Why Should My Student Consider Off Campus Apartments Instead of Campus Housing?
In 2013, there were almost 7 million students enrolled in four year colleges across the United States and almost 14 1/2 million students doing undergraduate work. That’s a lot of students! For colleges whose programs are up and coming, they may experience an overcrowding of dorms and not know where to put the extra students. In this case, off campus apartments might allow a student more space and privacy than sharing a room with two or three other students. It’s good to always consider them as an option, in case the on campus housing does become full and your student is left without a living space for the year.

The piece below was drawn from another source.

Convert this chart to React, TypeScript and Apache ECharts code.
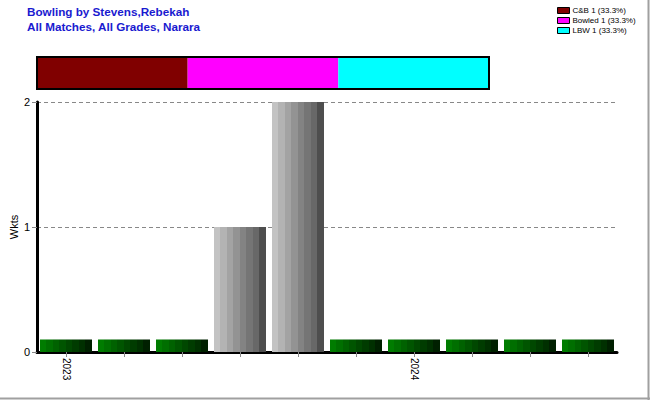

Indeed, many students have cited preferring to live off campus because of the increased privacy. There’s more space for students to spread out and enjoy and they can feel more at ease having friends over or entertaining. Additionally, if a student chooses off campus housing, they’re usually choosing a friend (or several friends) to live with, so it’ll automatically be a friendly environment.

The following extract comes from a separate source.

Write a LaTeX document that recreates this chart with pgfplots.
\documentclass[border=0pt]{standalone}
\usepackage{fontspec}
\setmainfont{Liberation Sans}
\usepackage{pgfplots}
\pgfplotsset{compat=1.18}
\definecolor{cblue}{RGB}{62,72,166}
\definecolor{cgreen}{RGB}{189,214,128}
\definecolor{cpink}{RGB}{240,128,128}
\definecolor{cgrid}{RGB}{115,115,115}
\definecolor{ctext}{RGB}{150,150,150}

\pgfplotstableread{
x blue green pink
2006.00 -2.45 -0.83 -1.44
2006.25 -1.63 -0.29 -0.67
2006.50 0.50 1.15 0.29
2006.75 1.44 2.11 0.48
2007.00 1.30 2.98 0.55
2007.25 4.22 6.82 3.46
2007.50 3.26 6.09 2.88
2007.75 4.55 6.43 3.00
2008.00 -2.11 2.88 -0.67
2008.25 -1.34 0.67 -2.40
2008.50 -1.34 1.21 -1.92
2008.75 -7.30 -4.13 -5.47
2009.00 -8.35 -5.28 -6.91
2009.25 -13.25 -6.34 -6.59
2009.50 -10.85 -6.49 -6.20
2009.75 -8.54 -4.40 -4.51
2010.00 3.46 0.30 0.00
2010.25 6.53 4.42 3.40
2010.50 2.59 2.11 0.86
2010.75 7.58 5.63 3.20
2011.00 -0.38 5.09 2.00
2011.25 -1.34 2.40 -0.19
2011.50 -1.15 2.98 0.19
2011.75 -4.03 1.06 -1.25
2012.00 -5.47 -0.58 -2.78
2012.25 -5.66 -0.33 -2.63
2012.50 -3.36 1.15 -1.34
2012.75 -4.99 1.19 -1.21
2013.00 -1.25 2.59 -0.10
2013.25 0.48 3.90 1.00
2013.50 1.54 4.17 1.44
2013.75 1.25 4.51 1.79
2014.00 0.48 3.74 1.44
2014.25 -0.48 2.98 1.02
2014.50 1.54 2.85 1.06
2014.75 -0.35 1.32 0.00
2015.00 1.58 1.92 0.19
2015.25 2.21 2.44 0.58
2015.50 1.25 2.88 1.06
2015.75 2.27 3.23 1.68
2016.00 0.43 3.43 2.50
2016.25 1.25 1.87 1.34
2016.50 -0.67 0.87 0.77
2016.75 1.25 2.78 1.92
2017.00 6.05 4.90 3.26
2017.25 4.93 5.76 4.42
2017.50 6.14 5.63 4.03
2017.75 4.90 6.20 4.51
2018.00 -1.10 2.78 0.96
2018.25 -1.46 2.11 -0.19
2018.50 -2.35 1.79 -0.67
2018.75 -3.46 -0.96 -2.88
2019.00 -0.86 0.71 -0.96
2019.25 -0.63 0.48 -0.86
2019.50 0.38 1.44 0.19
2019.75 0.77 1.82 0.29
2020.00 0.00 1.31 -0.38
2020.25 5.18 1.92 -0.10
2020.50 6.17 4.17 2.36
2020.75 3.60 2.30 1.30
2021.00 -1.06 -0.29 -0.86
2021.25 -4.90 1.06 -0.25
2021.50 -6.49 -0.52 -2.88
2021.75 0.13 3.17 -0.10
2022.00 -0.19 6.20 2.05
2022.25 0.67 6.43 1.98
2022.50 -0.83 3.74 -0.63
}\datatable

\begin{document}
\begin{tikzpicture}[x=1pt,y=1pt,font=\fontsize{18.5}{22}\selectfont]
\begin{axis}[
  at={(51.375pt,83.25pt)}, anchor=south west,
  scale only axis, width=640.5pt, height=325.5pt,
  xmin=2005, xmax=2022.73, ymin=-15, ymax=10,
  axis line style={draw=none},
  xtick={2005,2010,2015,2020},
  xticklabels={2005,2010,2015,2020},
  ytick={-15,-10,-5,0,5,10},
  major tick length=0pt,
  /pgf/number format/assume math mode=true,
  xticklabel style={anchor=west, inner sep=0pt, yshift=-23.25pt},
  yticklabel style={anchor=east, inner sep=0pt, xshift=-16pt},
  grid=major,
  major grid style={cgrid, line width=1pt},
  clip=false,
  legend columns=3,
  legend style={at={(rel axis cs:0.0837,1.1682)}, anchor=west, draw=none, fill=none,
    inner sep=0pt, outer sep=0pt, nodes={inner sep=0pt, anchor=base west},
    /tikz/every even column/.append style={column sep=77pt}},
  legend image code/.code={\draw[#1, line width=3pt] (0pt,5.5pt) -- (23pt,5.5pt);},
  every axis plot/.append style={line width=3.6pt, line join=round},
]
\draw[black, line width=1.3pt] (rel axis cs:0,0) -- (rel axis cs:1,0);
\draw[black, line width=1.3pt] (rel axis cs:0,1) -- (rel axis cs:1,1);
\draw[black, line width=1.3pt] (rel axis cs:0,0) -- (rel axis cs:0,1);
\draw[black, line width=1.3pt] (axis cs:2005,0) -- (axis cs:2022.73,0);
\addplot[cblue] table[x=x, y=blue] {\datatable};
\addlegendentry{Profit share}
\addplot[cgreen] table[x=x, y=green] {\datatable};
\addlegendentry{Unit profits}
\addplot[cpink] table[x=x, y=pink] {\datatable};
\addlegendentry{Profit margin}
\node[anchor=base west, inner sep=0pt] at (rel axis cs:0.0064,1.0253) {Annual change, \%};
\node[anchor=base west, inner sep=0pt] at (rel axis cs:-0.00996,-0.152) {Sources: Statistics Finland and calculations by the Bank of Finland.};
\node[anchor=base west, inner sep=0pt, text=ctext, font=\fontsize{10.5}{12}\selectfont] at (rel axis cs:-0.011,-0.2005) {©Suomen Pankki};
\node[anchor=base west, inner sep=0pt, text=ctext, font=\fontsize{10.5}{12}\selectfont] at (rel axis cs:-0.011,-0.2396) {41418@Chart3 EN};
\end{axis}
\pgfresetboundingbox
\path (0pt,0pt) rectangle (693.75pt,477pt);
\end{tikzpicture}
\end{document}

Students also have more freedom outside of school grounds. For example, many campuses require that students purchase a meal plan if they live on campus, but with an off campus apartment, students can opt out of the meal plan and cook themselves, which is often cheaper. The noise restrictions are usually set by the town, but aren’t as prohibitive as those often set by colleges with strict quiet hours.
Room and board can be quite expensive on top of tuition and in many cases, living off campus may actually be far cheaper, especially without the meal plan or other fees. Some students have been able to cut their college costs in half by simply moving out of the dorm.
What Should My Student Be Aware Of When Living Off Campus?
Living off campus is another huge step of responsibility. Students should know that they’re subject to the town rules and can be charged by the town for rowdy behavior or illegal behavior. Any damages to property will also have to be paid by them. You and your student should research what exactly you’re responsible for and what damages you’d have to account for.
Don’t trust that the house or apartment your student receives is as clean or top notch as they should be. Check for damages or other problems with the apartment or house before signing a lease — and take pictures if there are issues. This keeps you from becoming liable for those damages. You should also make sure appliances are in working order and that water damage and mold aren’t present before signing a lease.
It’s also important for students to be financially ready to live off campus. They should account for extra costs other than just rent or utilities — what about a weekly grocery bill? Do they have to pay for Internet or TV? They should set aside a little extra for an emergency fund as well.
There are a number of reasons your student may want to move into an off campus apartment. You just want to make sure he or she is prepared before they take this next big step.